Pour que cette conversion puisse se faire à Maurice, au sortir sans aucun doute de longues luttes internes aux partis, il faut qu’un parti compte déjà trois fondements inamovibles sur lesquels s’appuyer :

  • (i) une idéologie progressiste capable de rassembler un ensemble indifférencié des masses ;
  • (ii) une Histoire qui dépasse la simple généalogie familiale ;
  • (iii) une base et une assise qui occupent toutes les sphères sociales, économiques, communautaires, culturelles, identitaires et religieuses qui composent la multiplicité mauricienne – celles qui en font vraiment des partis nationaux.

Or, lorsque nous faisons un tour d’horizon de l’échiquier, nous pouvons constater sans grande peine que seuls deux partis politiques réunissent ces trois ingrédients : le Parti Travailliste et le MMM. Ceci ne signifie pas que le MSM et le PMSD n’ont pas d’Histoire ou de base, mais ces dernières restent restreintes, s’inscrivant plutôt dans une certaine idée du (néo)libéralisme économique alliée à un clan familial ou à une communauté particulière.

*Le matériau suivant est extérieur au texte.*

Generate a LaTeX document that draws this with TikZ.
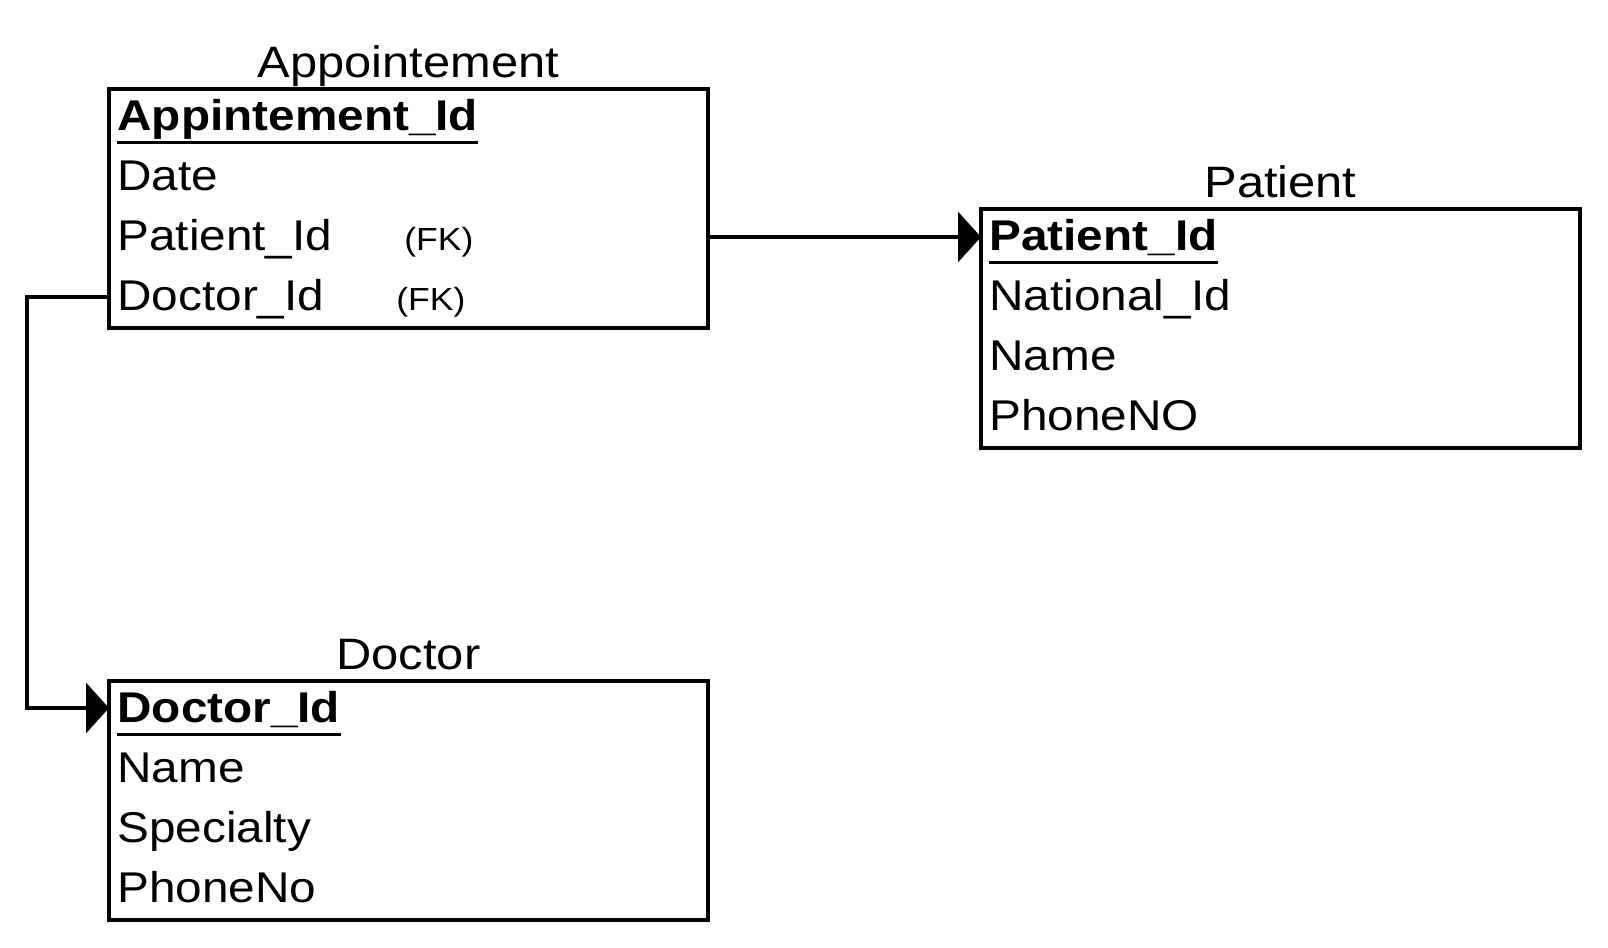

Bien sûr, le PTr et le MMM ont également été accaparés par des personnes qui ont assis leur pouvoir sur le système des familles, mais leur Histoire, leurs visées idéologiques et leurs capacités à rassembler dépassent de très loin ces personnes et ces familles. Alors que nous sommes dans un moment où la forme-parti elle-même est appelée à être repensée, ces deux partis politiques pourraient bien partir avec une longueur d’avance dans la course à la modernisation s’ils le souhaitent vraiment.

Les bases sont là, les structures sont là, l’Histoire est là et la légitimité est là. Ils comptent également une jeunesse qui ne se limite pas aux fils et aux filles, qui questionne la vieille garde et qui œuvre déjà pour la métamorphose de ces appareils. Nous pouvons même deviner que ce n’est même qu’une question de temps avant que cette jeunesse entame le tournant de la rupture et de la modernisation.